→ GIVEN MATERIAL
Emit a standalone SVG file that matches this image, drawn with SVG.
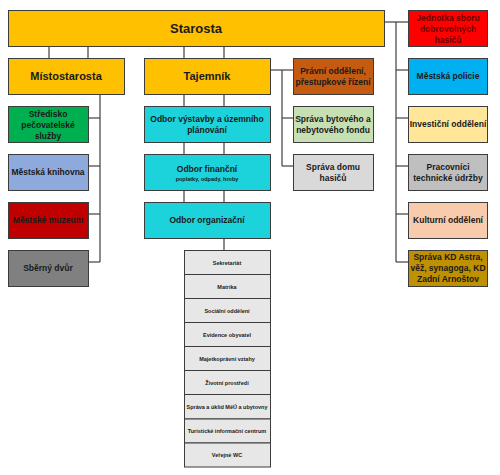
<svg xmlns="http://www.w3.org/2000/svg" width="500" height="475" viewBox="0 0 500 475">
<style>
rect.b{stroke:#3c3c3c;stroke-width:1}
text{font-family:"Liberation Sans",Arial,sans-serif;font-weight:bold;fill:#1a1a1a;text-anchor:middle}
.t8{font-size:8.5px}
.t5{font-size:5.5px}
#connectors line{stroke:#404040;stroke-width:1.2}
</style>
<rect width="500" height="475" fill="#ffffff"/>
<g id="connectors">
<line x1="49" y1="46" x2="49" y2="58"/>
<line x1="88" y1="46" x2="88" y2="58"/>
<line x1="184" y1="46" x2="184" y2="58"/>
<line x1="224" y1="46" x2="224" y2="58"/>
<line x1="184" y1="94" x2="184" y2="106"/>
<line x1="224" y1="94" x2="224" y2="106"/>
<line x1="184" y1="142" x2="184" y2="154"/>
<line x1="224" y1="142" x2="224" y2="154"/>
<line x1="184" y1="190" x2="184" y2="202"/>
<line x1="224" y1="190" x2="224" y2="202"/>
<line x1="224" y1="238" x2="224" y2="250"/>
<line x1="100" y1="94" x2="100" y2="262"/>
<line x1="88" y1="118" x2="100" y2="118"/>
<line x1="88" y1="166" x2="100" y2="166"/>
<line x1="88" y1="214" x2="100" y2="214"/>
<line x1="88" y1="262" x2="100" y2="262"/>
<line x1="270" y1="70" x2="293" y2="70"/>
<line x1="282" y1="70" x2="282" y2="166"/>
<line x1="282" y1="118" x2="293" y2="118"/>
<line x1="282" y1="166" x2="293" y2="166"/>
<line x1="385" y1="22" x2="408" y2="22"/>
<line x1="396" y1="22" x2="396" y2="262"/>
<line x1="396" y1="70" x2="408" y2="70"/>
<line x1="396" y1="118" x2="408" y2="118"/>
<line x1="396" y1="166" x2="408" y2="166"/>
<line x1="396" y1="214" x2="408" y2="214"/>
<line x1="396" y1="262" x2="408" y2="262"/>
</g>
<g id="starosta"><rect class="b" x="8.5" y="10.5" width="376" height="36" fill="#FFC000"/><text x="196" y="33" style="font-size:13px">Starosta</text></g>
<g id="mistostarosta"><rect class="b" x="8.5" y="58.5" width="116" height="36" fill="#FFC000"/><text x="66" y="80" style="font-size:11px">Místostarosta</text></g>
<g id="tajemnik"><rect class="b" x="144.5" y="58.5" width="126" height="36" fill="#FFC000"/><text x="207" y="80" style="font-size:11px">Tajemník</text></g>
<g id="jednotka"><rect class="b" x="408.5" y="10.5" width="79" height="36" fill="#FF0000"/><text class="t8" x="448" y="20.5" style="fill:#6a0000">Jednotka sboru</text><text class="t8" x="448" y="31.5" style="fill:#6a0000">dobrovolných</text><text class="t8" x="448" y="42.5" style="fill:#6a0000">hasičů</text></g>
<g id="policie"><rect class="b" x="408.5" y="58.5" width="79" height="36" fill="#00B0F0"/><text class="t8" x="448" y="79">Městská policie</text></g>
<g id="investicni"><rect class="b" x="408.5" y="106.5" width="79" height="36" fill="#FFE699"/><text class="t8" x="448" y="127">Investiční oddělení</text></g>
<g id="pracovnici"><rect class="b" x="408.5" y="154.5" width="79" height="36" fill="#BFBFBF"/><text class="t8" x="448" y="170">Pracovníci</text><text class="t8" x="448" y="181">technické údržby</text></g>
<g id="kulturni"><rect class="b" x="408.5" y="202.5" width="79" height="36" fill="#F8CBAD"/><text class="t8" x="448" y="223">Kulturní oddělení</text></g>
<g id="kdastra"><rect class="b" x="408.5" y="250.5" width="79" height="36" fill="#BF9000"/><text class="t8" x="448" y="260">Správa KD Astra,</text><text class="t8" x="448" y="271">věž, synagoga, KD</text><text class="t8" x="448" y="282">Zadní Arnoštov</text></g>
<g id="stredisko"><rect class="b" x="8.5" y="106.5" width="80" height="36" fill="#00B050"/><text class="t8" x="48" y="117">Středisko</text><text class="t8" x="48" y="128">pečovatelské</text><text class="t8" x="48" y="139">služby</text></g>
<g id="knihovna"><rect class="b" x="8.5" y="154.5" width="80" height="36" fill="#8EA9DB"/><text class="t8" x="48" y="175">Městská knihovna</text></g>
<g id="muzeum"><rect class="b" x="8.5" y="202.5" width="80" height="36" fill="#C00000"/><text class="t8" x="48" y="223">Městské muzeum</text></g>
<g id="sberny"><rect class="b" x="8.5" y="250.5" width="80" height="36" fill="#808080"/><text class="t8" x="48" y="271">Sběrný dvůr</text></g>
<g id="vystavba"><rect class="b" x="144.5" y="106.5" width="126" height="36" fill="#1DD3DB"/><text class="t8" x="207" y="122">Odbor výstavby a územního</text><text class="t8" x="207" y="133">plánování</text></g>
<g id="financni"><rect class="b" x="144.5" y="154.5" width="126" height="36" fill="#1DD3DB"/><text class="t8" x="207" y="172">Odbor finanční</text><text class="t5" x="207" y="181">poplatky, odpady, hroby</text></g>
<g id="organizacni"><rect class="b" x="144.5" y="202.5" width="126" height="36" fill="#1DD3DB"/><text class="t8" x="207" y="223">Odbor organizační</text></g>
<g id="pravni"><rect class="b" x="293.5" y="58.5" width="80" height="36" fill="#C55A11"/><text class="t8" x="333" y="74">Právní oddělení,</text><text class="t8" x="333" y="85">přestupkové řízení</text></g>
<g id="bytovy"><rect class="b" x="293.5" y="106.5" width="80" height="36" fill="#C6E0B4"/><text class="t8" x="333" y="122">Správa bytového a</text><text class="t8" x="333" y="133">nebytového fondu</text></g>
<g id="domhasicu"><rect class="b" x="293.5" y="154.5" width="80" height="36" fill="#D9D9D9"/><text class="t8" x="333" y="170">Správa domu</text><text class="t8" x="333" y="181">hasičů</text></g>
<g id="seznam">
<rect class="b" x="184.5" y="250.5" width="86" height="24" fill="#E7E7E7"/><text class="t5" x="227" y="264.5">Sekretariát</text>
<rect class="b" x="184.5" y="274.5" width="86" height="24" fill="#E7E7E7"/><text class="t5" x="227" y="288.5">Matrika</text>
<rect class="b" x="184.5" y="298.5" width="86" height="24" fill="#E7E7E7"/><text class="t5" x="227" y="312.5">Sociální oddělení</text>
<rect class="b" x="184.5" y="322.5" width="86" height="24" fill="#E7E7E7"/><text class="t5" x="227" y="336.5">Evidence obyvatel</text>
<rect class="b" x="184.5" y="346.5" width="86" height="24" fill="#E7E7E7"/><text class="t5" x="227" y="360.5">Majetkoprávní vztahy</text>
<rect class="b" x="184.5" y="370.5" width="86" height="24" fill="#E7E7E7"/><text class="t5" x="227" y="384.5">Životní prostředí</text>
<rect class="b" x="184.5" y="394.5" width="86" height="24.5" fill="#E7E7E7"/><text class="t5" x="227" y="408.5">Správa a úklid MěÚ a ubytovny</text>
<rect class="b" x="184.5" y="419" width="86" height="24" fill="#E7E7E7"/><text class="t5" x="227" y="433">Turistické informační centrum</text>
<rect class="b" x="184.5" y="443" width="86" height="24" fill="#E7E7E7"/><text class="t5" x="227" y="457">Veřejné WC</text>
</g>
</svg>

→ GIVEN TASK
Go through the listing above and quote it exactly, apart from its images.

→ WORKED SOLUTION
Emit a standalone SVG file that matches this image, drawn with SVG.
<svg xmlns="http://www.w3.org/2000/svg" width="500" height="475" viewBox="0 0 500 475">
<style>
rect.b{stroke:#3c3c3c;stroke-width:1}
text{font-family:"Liberation Sans",Arial,sans-serif;font-weight:bold;fill:#1a1a1a;text-anchor:middle}
.t8{font-size:8.5px}
.t5{font-size:5.5px}
#connectors line{stroke:#404040;stroke-width:1.2}
</style>
<rect width="500" height="475" fill="#ffffff"/>
<g id="connectors">
<line x1="49" y1="46" x2="49" y2="58"/>
<line x1="88" y1="46" x2="88" y2="58"/>
<line x1="184" y1="46" x2="184" y2="58"/>
<line x1="224" y1="46" x2="224" y2="58"/>
<line x1="184" y1="94" x2="184" y2="106"/>
<line x1="224" y1="94" x2="224" y2="106"/>
<line x1="184" y1="142" x2="184" y2="154"/>
<line x1="224" y1="142" x2="224" y2="154"/>
<line x1="184" y1="190" x2="184" y2="202"/>
<line x1="224" y1="190" x2="224" y2="202"/>
<line x1="224" y1="238" x2="224" y2="250"/>
<line x1="100" y1="94" x2="100" y2="262"/>
<line x1="88" y1="118" x2="100" y2="118"/>
<line x1="88" y1="166" x2="100" y2="166"/>
<line x1="88" y1="214" x2="100" y2="214"/>
<line x1="88" y1="262" x2="100" y2="262"/>
<line x1="270" y1="70" x2="293" y2="70"/>
<line x1="282" y1="70" x2="282" y2="166"/>
<line x1="282" y1="118" x2="293" y2="118"/>
<line x1="282" y1="166" x2="293" y2="166"/>
<line x1="385" y1="22" x2="408" y2="22"/>
<line x1="396" y1="22" x2="396" y2="262"/>
<line x1="396" y1="70" x2="408" y2="70"/>
<line x1="396" y1="118" x2="408" y2="118"/>
<line x1="396" y1="166" x2="408" y2="166"/>
<line x1="396" y1="214" x2="408" y2="214"/>
<line x1="396" y1="262" x2="408" y2="262"/>
</g>
<g id="starosta"><rect class="b" x="8.5" y="10.5" width="376" height="36" fill="#FFC000"/><text x="196" y="33" style="font-size:13px">Starosta</text></g>
<g id="mistostarosta"><rect class="b" x="8.5" y="58.5" width="116" height="36" fill="#FFC000"/><text x="66" y="80" style="font-size:11px">Místostarosta</text></g>
<g id="tajemnik"><rect class="b" x="144.5" y="58.5" width="126" height="36" fill="#FFC000"/><text x="207" y="80" style="font-size:11px">Tajemník</text></g>
<g id="jednotka"><rect class="b" x="408.5" y="10.5" width="79" height="36" fill="#FF0000"/><text class="t8" x="448" y="20.5" style="fill:#6a0000">Jednotka sboru</text><text class="t8" x="448" y="31.5" style="fill:#6a0000">dobrovolných</text><text class="t8" x="448" y="42.5" style="fill:#6a0000">hasičů</text></g>
<g id="policie"><rect class="b" x="408.5" y="58.5" width="79" height="36" fill="#00B0F0"/><text class="t8" x="448" y="79">Městská policie</text></g>
<g id="investicni"><rect class="b" x="408.5" y="106.5" width="79" height="36" fill="#FFE699"/><text class="t8" x="448" y="127">Investiční oddělení</text></g>
<g id="pracovnici"><rect class="b" x="408.5" y="154.5" width="79" height="36" fill="#BFBFBF"/><text class="t8" x="448" y="170">Pracovníci</text><text class="t8" x="448" y="181">technické údržby</text></g>
<g id="kulturni"><rect class="b" x="408.5" y="202.5" width="79" height="36" fill="#F8CBAD"/><text class="t8" x="448" y="223">Kulturní oddělení</text></g>
<g id="kdastra"><rect class="b" x="408.5" y="250.5" width="79" height="36" fill="#BF9000"/><text class="t8" x="448" y="260">Správa KD Astra,</text><text class="t8" x="448" y="271">věž, synagoga, KD</text><text class="t8" x="448" y="282">Zadní Arnoštov</text></g>
<g id="stredisko"><rect class="b" x="8.5" y="106.5" width="80" height="36" fill="#00B050"/><text class="t8" x="48" y="117">Středisko</text><text class="t8" x="48" y="128">pečovatelské</text><text class="t8" x="48" y="139">služby</text></g>
<g id="knihovna"><rect class="b" x="8.5" y="154.5" width="80" height="36" fill="#8EA9DB"/><text class="t8" x="48" y="175">Městská knihovna</text></g>
<g id="muzeum"><rect class="b" x="8.5" y="202.5" width="80" height="36" fill="#C00000"/><text class="t8" x="48" y="223">Městské muzeum</text></g>
<g id="sberny"><rect class="b" x="8.5" y="250.5" width="80" height="36" fill="#808080"/><text class="t8" x="48" y="271">Sběrný dvůr</text></g>
<g id="vystavba"><rect class="b" x="144.5" y="106.5" width="126" height="36" fill="#1DD3DB"/><text class="t8" x="207" y="122">Odbor výstavby a územního</text><text class="t8" x="207" y="133">plánování</text></g>
<g id="financni"><rect class="b" x="144.5" y="154.5" width="126" height="36" fill="#1DD3DB"/><text class="t8" x="207" y="172">Odbor finanční</text><text class="t5" x="207" y="181">poplatky, odpady, hroby</text></g>
<g id="organizacni"><rect class="b" x="144.5" y="202.5" width="126" height="36" fill="#1DD3DB"/><text class="t8" x="207" y="223">Odbor organizační</text></g>
<g id="pravni"><rect class="b" x="293.5" y="58.5" width="80" height="36" fill="#C55A11"/><text class="t8" x="333" y="74">Právní oddělení,</text><text class="t8" x="333" y="85">přestupkové řízení</text></g>
<g id="bytovy"><rect class="b" x="293.5" y="106.5" width="80" height="36" fill="#C6E0B4"/><text class="t8" x="333" y="122">Správa bytového a</text><text class="t8" x="333" y="133">nebytového fondu</text></g>
<g id="domhasicu"><rect class="b" x="293.5" y="154.5" width="80" height="36" fill="#D9D9D9"/><text class="t8" x="333" y="170">Správa domu</text><text class="t8" x="333" y="181">hasičů</text></g>
<g id="seznam">
<rect class="b" x="184.5" y="250.5" width="86" height="24" fill="#E7E7E7"/><text class="t5" x="227" y="264.5">Sekretariát</text>
<rect class="b" x="184.5" y="274.5" width="86" height="24" fill="#E7E7E7"/><text class="t5" x="227" y="288.5">Matrika</text>
<rect class="b" x="184.5" y="298.5" width="86" height="24" fill="#E7E7E7"/><text class="t5" x="227" y="312.5">Sociální oddělení</text>
<rect class="b" x="184.5" y="322.5" width="86" height="24" fill="#E7E7E7"/><text class="t5" x="227" y="336.5">Evidence obyvatel</text>
<rect class="b" x="184.5" y="346.5" width="86" height="24" fill="#E7E7E7"/><text class="t5" x="227" y="360.5">Majetkoprávní vztahy</text>
<rect class="b" x="184.5" y="370.5" width="86" height="24" fill="#E7E7E7"/><text class="t5" x="227" y="384.5">Životní prostředí</text>
<rect class="b" x="184.5" y="394.5" width="86" height="24.5" fill="#E7E7E7"/><text class="t5" x="227" y="408.5">Správa a úklid MěÚ a ubytovny</text>
<rect class="b" x="184.5" y="419" width="86" height="24" fill="#E7E7E7"/><text class="t5" x="227" y="433">Turistické informační centrum</text>
<rect class="b" x="184.5" y="443" width="86" height="24" fill="#E7E7E7"/><text class="t5" x="227" y="457">Veřejné WC</text>
</g>
</svg>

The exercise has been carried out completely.